WHAT IS NEEDED:
Write out again, exactly as they appear, the lines from the line with "Convert this diagram to TikZ code." through the line with "(t4) at (1172,72)". Do not include any pictures.

RECORDS FOR PROCESSING:
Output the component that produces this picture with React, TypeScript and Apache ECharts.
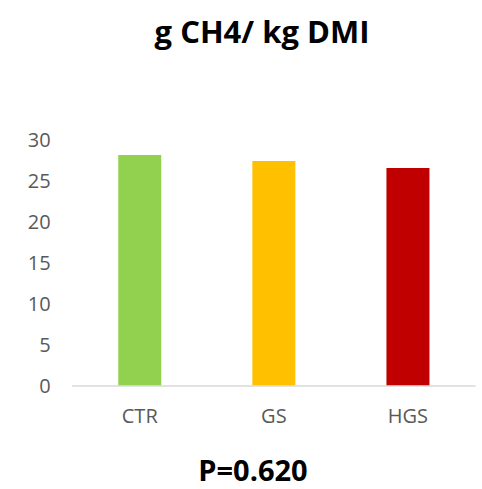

...

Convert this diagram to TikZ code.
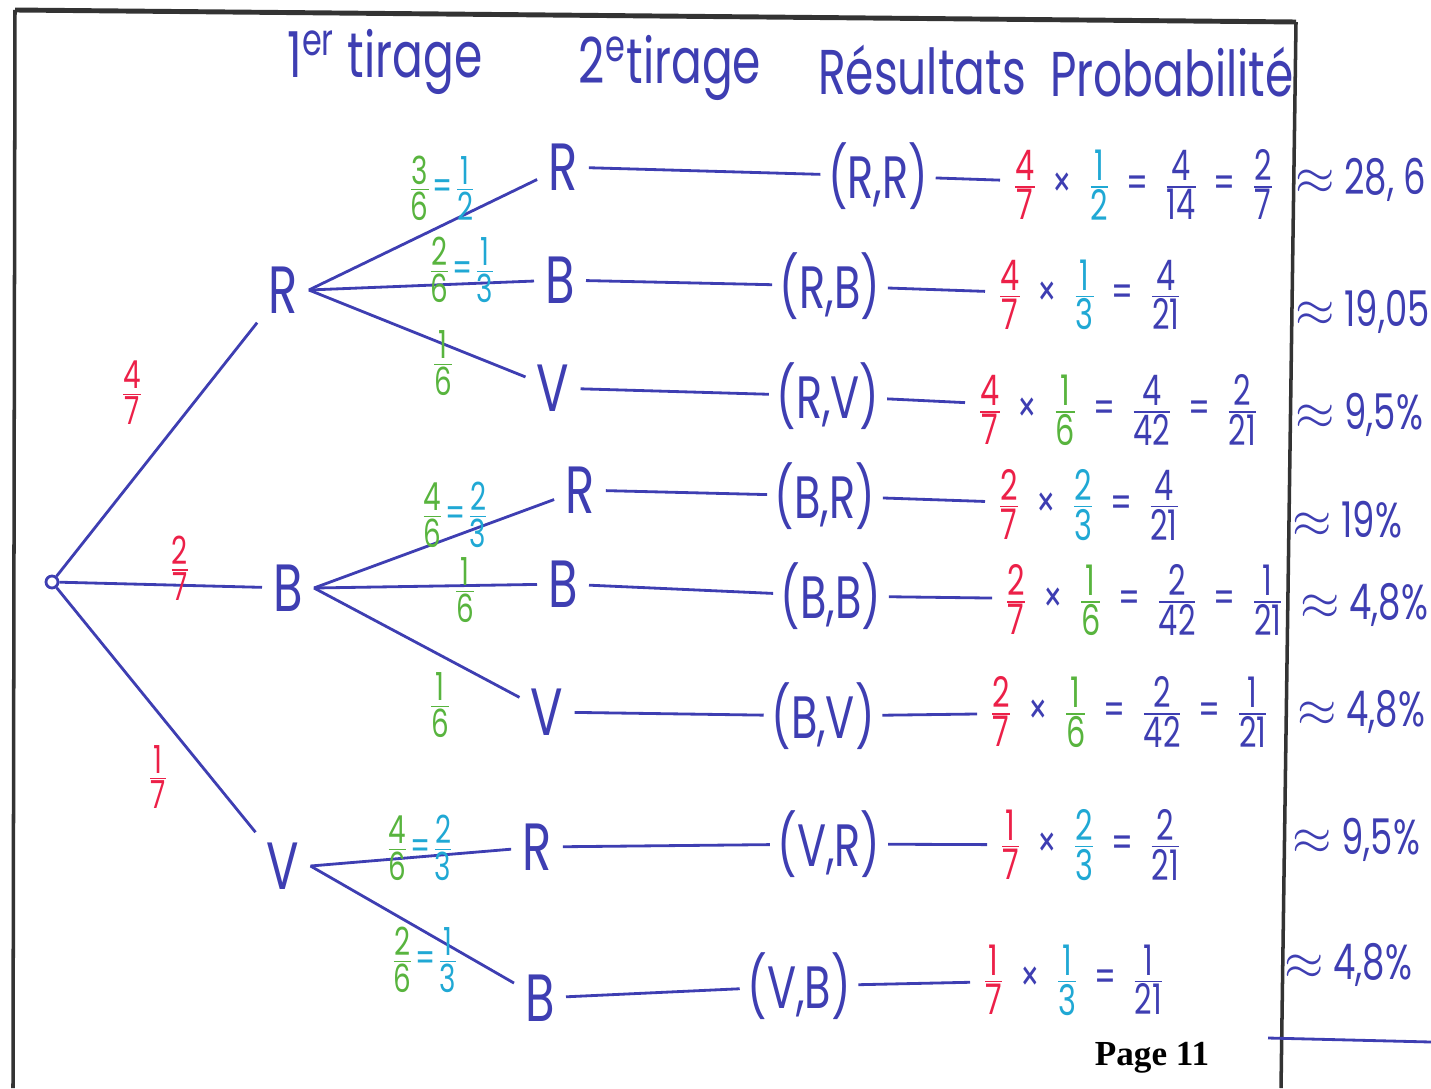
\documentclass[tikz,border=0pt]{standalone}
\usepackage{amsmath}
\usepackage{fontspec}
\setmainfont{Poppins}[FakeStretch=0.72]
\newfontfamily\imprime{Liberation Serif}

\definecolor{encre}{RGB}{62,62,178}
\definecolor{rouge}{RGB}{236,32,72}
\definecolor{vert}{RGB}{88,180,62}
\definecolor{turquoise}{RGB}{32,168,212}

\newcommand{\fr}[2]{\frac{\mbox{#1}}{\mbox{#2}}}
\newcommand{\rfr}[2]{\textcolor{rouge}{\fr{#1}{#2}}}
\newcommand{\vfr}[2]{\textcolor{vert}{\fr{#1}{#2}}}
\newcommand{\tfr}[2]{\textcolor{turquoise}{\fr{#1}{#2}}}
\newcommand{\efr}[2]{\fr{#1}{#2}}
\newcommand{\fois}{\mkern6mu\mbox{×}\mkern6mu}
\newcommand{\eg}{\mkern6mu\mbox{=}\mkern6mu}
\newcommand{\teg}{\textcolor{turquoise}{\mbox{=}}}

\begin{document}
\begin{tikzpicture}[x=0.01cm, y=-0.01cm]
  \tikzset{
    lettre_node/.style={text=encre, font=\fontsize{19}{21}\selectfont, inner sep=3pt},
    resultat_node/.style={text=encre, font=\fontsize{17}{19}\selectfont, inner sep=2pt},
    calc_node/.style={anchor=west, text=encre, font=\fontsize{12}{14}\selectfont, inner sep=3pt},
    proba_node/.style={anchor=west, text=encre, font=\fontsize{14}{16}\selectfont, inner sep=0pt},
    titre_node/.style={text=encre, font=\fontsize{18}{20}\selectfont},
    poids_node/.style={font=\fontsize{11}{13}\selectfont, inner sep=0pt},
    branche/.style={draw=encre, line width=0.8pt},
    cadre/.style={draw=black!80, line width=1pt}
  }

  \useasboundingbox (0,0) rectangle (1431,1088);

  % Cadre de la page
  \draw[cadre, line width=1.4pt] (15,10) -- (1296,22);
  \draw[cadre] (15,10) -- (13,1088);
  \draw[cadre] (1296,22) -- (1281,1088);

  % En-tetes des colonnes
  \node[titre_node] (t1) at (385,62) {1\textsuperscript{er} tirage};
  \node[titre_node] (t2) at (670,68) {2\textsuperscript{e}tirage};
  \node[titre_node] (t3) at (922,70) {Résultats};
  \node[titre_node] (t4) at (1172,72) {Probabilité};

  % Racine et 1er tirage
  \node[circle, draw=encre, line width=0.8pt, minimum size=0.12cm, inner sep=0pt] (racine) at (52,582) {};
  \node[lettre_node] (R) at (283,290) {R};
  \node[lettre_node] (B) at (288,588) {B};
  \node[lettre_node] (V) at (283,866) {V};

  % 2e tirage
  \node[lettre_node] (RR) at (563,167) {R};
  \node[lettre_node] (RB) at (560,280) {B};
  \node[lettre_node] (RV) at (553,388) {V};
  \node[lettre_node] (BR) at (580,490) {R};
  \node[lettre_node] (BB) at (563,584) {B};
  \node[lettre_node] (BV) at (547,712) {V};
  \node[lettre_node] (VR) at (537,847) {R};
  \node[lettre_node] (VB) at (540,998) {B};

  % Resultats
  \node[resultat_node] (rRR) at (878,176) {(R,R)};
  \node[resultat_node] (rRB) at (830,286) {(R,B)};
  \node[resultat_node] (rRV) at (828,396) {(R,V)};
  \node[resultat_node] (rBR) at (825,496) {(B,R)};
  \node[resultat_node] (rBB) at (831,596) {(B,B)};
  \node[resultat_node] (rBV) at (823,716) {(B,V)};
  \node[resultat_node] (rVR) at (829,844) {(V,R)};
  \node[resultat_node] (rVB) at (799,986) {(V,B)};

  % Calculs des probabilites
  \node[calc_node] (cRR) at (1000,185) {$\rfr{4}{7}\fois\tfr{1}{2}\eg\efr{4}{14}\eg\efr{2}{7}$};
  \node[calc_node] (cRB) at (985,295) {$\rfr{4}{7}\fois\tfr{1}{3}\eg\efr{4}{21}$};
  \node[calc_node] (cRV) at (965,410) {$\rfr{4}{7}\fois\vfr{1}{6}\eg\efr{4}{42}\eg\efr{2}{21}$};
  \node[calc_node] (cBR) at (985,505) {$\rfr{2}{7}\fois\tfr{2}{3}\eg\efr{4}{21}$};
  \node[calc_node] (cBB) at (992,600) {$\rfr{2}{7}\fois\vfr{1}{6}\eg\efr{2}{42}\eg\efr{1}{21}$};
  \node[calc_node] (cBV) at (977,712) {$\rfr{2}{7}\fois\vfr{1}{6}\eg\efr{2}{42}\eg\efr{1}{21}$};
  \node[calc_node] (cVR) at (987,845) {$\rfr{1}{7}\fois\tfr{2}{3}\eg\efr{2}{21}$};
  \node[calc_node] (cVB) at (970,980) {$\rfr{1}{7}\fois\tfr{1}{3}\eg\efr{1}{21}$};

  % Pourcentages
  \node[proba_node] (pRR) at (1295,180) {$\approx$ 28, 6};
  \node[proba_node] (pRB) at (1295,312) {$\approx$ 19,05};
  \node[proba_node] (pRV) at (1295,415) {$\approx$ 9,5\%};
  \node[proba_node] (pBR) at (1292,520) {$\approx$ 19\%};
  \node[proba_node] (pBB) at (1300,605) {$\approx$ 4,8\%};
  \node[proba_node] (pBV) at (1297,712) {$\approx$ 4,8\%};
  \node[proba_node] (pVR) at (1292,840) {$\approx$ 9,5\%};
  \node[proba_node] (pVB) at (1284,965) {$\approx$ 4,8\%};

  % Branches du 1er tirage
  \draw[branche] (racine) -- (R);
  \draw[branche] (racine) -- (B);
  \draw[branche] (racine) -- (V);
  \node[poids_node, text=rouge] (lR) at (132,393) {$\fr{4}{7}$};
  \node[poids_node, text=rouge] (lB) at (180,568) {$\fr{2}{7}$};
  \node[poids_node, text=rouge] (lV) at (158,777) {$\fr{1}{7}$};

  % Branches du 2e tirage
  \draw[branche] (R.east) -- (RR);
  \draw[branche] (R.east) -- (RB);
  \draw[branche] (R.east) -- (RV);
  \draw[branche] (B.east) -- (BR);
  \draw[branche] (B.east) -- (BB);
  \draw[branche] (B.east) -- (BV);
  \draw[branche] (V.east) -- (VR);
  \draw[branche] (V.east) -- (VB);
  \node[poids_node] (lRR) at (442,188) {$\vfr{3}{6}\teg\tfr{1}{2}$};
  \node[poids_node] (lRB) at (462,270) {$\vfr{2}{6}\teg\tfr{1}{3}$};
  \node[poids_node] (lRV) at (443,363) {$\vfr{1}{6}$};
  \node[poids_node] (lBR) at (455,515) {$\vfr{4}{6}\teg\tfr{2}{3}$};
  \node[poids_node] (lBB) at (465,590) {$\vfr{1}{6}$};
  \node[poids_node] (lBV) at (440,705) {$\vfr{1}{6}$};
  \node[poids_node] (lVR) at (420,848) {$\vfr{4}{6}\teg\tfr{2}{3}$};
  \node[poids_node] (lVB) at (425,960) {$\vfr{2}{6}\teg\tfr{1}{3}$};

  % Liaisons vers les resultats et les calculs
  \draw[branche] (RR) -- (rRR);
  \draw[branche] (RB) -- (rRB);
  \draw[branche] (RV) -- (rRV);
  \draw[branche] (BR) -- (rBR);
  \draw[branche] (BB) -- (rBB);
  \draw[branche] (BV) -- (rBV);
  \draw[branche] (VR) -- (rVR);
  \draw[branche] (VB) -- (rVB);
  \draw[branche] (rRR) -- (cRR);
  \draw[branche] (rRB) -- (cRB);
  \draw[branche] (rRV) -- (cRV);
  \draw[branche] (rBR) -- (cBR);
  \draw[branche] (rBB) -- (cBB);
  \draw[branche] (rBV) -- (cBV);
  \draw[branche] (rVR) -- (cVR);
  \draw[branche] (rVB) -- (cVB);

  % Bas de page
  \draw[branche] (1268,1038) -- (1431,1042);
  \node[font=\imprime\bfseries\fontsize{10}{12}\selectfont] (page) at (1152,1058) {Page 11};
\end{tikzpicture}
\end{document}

THE ANSWER:
Convert this diagram to TikZ code.
\documentclass[tikz,border=0pt]{standalone}
\usepackage{amsmath}
\usepackage{fontspec}
\setmainfont{Poppins}[FakeStretch=0.72]
\newfontfamily\imprime{Liberation Serif}

\definecolor{encre}{RGB}{62,62,178}
\definecolor{rouge}{RGB}{236,32,72}
\definecolor{vert}{RGB}{88,180,62}
\definecolor{turquoise}{RGB}{32,168,212}

\newcommand{\fr}[2]{\frac{\mbox{#1}}{\mbox{#2}}}
\newcommand{\rfr}[2]{\textcolor{rouge}{\fr{#1}{#2}}}
\newcommand{\vfr}[2]{\textcolor{vert}{\fr{#1}{#2}}}
\newcommand{\tfr}[2]{\textcolor{turquoise}{\fr{#1}{#2}}}
\newcommand{\efr}[2]{\fr{#1}{#2}}
\newcommand{\fois}{\mkern6mu\mbox{×}\mkern6mu}
\newcommand{\eg}{\mkern6mu\mbox{=}\mkern6mu}
\newcommand{\teg}{\textcolor{turquoise}{\mbox{=}}}

\begin{document}
\begin{tikzpicture}[x=0.01cm, y=-0.01cm]
  \tikzset{
    lettre_node/.style={text=encre, font=\fontsize{19}{21}\selectfont, inner sep=3pt},
    resultat_node/.style={text=encre, font=\fontsize{17}{19}\selectfont, inner sep=2pt},
    calc_node/.style={anchor=west, text=encre, font=\fontsize{12}{14}\selectfont, inner sep=3pt},
    proba_node/.style={anchor=west, text=encre, font=\fontsize{14}{16}\selectfont, inner sep=0pt},
    titre_node/.style={text=encre, font=\fontsize{18}{20}\selectfont},
    poids_node/.style={font=\fontsize{11}{13}\selectfont, inner sep=0pt},
    branche/.style={draw=encre, line width=0.8pt},
    cadre/.style={draw=black!80, line width=1pt}
  }

  \useasboundingbox (0,0) rectangle (1431,1088);

  % Cadre de la page
  \draw[cadre, line width=1.4pt] (15,10) -- (1296,22);
  \draw[cadre] (15,10) -- (13,1088);
  \draw[cadre] (1296,22) -- (1281,1088);

  % En-tetes des colonnes
  \node[titre_node] (t1) at (385,62) {1\textsuperscript{er} tirage};
  \node[titre_node] (t2) at (670,68) {2\textsuperscript{e}tirage};
  \node[titre_node] (t3) at (922,70) {Résultats};
  \node[titre_node] (t4) at (1172,72) {Probabilité};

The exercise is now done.